Na zwiedzanie Parku Łazienkowskiego warto przeznaczyć co najmniej kilka godzin, ale by go dokładnie poznać, nie wystarczy jedna wizyta. Trzeba się przy tym sporo nachodzić, ponieważ teren warszawskich Łazienek zajmuje aż 76 hektarów. Do tego park znajduje się częściowo na skarpie Wiślanej, a częściowo w dawnym korycie rzeki. Przemieszczanie się pomiędzy oboma poziomami wymaga pokonania różnicy wysokości rzędy kilkunastu metrów. Na szczęście co krok można przysiąść na ławkach. Są nawet strefy z leżakami. Podczas spacerów uwagę zwraca piękna architektura, jednak miłośnicy ogrodów najchętniej przyglądają się roślinom i rozplanowaniu przestrzeni. A jest w Łazienkach okazja do zapoznania się z pracami projektantów z kilku epok: mamy tu Ogród Królewski w stylu barokowym z XVIII wieku, romantyczny z XIX wieku, a także modernistyczny z wieku XX. Od kilku lat wielką atrakcją jest nowy Ogród Chiński.

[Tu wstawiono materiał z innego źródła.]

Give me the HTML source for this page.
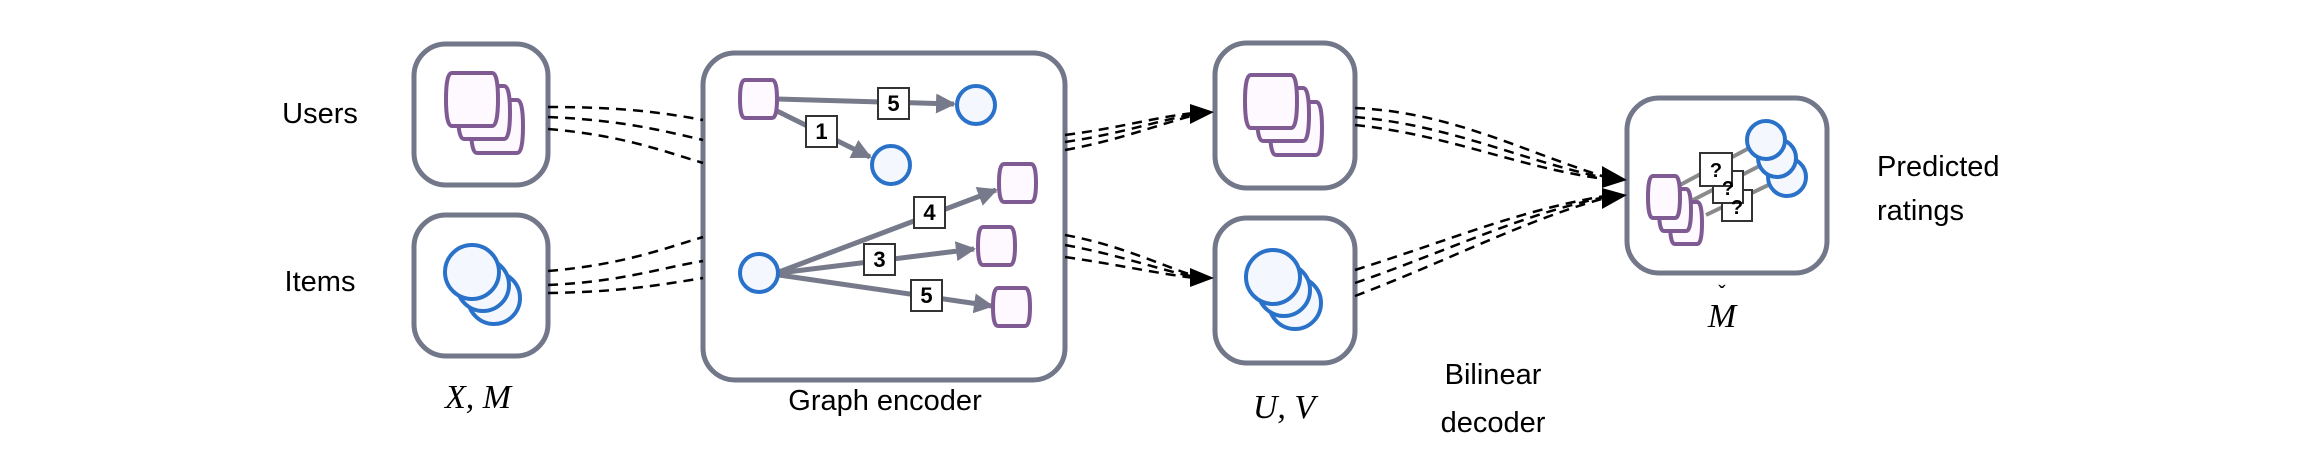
<!DOCTYPE html>
<html><head><style>
html,body{margin:0;padding:0;background:#fff;}
svg{display:block}
.t{font-family:"Liberation Sans",sans-serif;fill:#000;}
.m{font-family:"Liberation Serif",serif;font-style:italic;fill:#000;}
</style></head><body>
<svg width="2298" height="456" viewBox="0 0 2298 456" xmlns="http://www.w3.org/2000/svg">
<defs>
<marker id="ga" viewBox="0 0 10 10" markerWidth="4" markerHeight="4" refX="9" refY="5" orient="auto" markerUnits="strokeWidth">
<path d="M0,0 L10,5 L0,10 Z" fill="#767a8a"/></marker>
</defs>
<g fill="none" stroke="#73778a" stroke-width="5">
<rect x="414" y="44" width="134" height="141" rx="32"/>
<rect x="414" y="215" width="134" height="141" rx="32"/>
<rect x="703" y="53" width="362" height="327" rx="32"/>
<rect x="1215" y="43" width="140" height="145" rx="32"/>
<rect x="1215" y="218" width="140" height="145" rx="32"/>
<rect x="1627" y="98" width="200" height="175" rx="32"/>
</g>
<text class="t" x="320" y="123" font-size="29" text-anchor="middle">Users</text>
<text class="t" x="320" y="291" font-size="29" text-anchor="middle">Items</text>
<text class="m" x="478" y="408" font-size="34" text-anchor="middle">X, M</text>
<text class="t" x="885" y="410" font-size="29" text-anchor="middle">Graph encoder</text>
<text class="m" x="1284" y="418" font-size="34" text-anchor="middle">U, V</text>
<text class="t" x="1493" y="384" font-size="29" text-anchor="middle">Bilinear</text>
<text class="t" x="1493" y="432" font-size="29" text-anchor="middle">decoder</text>
<text class="m" x="1722" y="327" font-size="34" text-anchor="middle">M</text>
<text class="t" x="1722" y="301" font-size="22" text-anchor="middle">ˇ</text>
<text class="t" x="1877" y="176" font-size="29">Predicted</text>
<text class="t" x="1877" y="220" font-size="29">ratings</text>
<g stroke="#7f5a93" stroke-width="4" fill="#fdf9fe">
<path d="M477,100 h40 q6,0 6,26 q0,27 -6,27 h-40 q-6,0 -6,-27 q0,-26 6,-26z"/>
<path d="M464,86 h40 q6,0 6,26 q0,27 -6,27 h-40 q-6,0 -6,-27 q0,-26 6,-26z"/>
<path d="M452,73 h40 q6,0 6,26 q0,27 -6,27 h-40 q-6,0 -6,-27 q0,-26 6,-26z"/>
</g>
<g stroke="#2a72c9" stroke-width="4" fill="#f4f8fe">
<circle cx="494" cy="298" r="26"/><circle cx="483" cy="285" r="26"/><circle cx="472" cy="272" r="27"/>
</g>
<g stroke="#7f5a93" stroke-width="4" fill="#fdf9fe">
<path d="M1276,102 h40 q6,0 6,26 q0,27 -6,27 h-40 q-6,0 -6,-27 q0,-26 6,-26z"/>
<path d="M1263,88 h40 q6,0 6,26 q0,27 -6,27 h-40 q-6,0 -6,-27 q0,-26 6,-26z"/>
<path d="M1251,75 h40 q6,0 6,26 q0,27 -6,27 h-40 q-6,0 -6,-27 q0,-26 6,-26z"/>
</g>
<g stroke="#2a72c9" stroke-width="4" fill="#f4f8fe">
<circle cx="1295" cy="303" r="26"/><circle cx="1284" cy="290" r="26"/><circle cx="1273" cy="277" r="27"/>
</g>
<g fill="none" stroke="#000" stroke-width="2.5" stroke-dasharray="10,7">
<path d="M548,107 C620,107 660,112 703,120"/>
<path d="M548,117 C620,120 660,130 703,140"/>
<path d="M548,129 C620,135 660,150 703,163"/>
<path d="M548,271 C620,265 660,250 703,237"/>
<path d="M548,285 C620,282 660,268 703,261"/>
<path d="M548,293 C620,292 660,285 703,278"/>
<path d="M1065,135 C1120,128 1160,116 1195,113"/>
<path d="M1065,142 C1120,134 1160,120 1195,114"/>
<path d="M1065,150 C1120,140 1160,124 1195,115"/>
<path d="M1065,235 C1120,245 1160,265 1195,276"/>
<path d="M1065,245 C1120,255 1160,270 1195,277"/>
<path d="M1065,257 C1120,265 1160,274 1195,278"/>
<path d="M1355,108 C1450,112 1520,150 1605,177"/>
<path d="M1355,117 C1450,125 1520,160 1605,178"/>
<path d="M1355,125 C1450,135 1520,168 1605,179"/>
<path d="M1355,270 C1450,240 1520,210 1605,196"/>
<path d="M1355,283 C1450,250 1520,215 1605,197"/>
<path d="M1355,296 C1450,260 1520,222 1605,198"/>
</g>
<path d="M1190,104 L1214,112 L1190,124 Z" fill="#000"/>
<path d="M1190,268 L1214,278 L1190,287 Z" fill="#000"/>
<path d="M1602,166 L1627,180 L1602,188 Z" fill="#000"/>
<path d="M1602,188 L1627,195 L1602,209 Z" fill="#000"/>
<g stroke="#767a8a" stroke-width="5" fill="none" marker-end="url(#ga)">
<line x1="777" y1="99" x2="954" y2="104"/>
<line x1="775" y1="110" x2="870" y2="157"/>
<line x1="779" y1="272" x2="996" y2="190"/>
<line x1="779" y1="273" x2="974" y2="249"/>
<line x1="779" y1="275" x2="992" y2="306"/>
</g>
<g stroke="#7f5a93" stroke-width="4" fill="#fdf9fe">
<path d="M745,80 h27 q5,0 5,19 q0,19 -5,19 h-27 q-5,0 -5,-19 q0,-19 5,-19z"/>
<path d="M1004,164 h27 q5,0 5,19 q0,19 -5,19 h-27 q-5,0 -5,-19 q0,-19 5,-19z"/>
<path d="M983,227 h27 q5,0 5,19 q0,19 -5,19 h-27 q-5,0 -5,-19 q0,-19 5,-19z"/>
<path d="M998,288 h27 q5,0 5,19 q0,19 -5,19 h-27 q-5,0 -5,-19 q0,-19 5,-19z"/>
</g>
<g stroke="#2a72c9" stroke-width="4" fill="#f4f8fe">
<circle cx="976" cy="105" r="19"/><circle cx="891" cy="165" r="19"/><circle cx="759" cy="273" r="19"/>
</g>
<g stroke="#333" stroke-width="2" fill="#fff">
<rect x="878" y="88" width="31" height="31"/><rect x="806" y="116" width="31" height="31"/>
<rect x="914" y="197" width="31" height="31"/><rect x="864" y="244" width="31" height="31"/>
<rect x="911" y="280" width="31" height="31"/>
</g>
<g class="t" font-size="22" font-weight="bold" text-anchor="middle">
<text x="893.5" y="111">5</text><text x="821.5" y="139">1</text>
<text x="929.5" y="220">4</text><text x="879.5" y="267">3</text><text x="926.5" y="303">5</text>
</g>
<g stroke="#8a8a8a" stroke-width="4">
<line x1="1680" y1="185" x2="1766" y2="139"/>
<line x1="1693" y1="200" x2="1777" y2="157"/>
<line x1="1706" y1="215" x2="1787" y2="176"/>
</g>
<g stroke="#7f5a93" stroke-width="4" fill="#fdf9fe">
<path d="M1675,202 h22 q5,0 5,21 q0,21 -5,21 h-22 q-5,0 -5,-21 q0,-21 5,-21z"/>
<path d="M1664,189 h22 q5,0 5,21 q0,21 -5,21 h-22 q-5,0 -5,-21 q0,-21 5,-21z"/>
<path d="M1653,176 h22 q5,0 5,21 q0,21 -5,21 h-22 q-5,0 -5,-21 q0,-21 5,-21z"/>
</g>
<g stroke="#2a72c9" stroke-width="4" fill="#f4f8fe">
<circle cx="1787" cy="177" r="19"/><circle cx="1777" cy="158" r="19"/><circle cx="1766" cy="140" r="19"/>
</g>
<g stroke="#333" stroke-width="2" fill="#fff">
<rect x="1722" y="190" width="30" height="31"/><rect x="1713" y="171" width="30" height="32"/><rect x="1700" y="153" width="32" height="33"/>
</g>
<g class="t" font-size="20" font-weight="bold" text-anchor="middle">
<text x="1737" y="214">?</text><text x="1728" y="195">?</text><text x="1716" y="177">?</text>
</g>
</svg>
</body></html>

Naszym przewodnikiem po parku jest pani Barbara Werner - główny specjalista Łazienek ds. ogrodów historycznych. Pani Barbara przyznaje, że opieka nad tego rodzaju parkiem to spore wyzwanie. Rośnie tu prawie 10 tysięcy drzew, które wymagają pielęgnacji, np. usuwania posuszu, oprysków, walki ze szkodnikami… To także nieco utrudnień dla zwiedzających – bo w ogrodzie zabytkowym nie wolno na przykład grać w piłkę czy jeździć rowerem.
Najstarsze drzewa znajdują się w barokowej, osiemnastowiecznej części parku zwanej Ogrodem Królewskim. Są to na przykład ponad 200-letnie buki czy rzędy starych kasztanowców. Płynąc łódką po stawie, w pobliżu pałacu na wyspie mijamy niezwykle ozdobny, ogromny buk pospolity odmiany ‘Pendula’ (Fagus sylvatica). Ta zwisła odmiana pochodzi z Anglii, a jej pierwsze egzemplarze opisano około 180 lat temu. Swymi opadającymi do ziemi gałęziami tworzy ogromny parasol osłaniający kilkadziesiąt metrów kwadratowych brzegu stawu.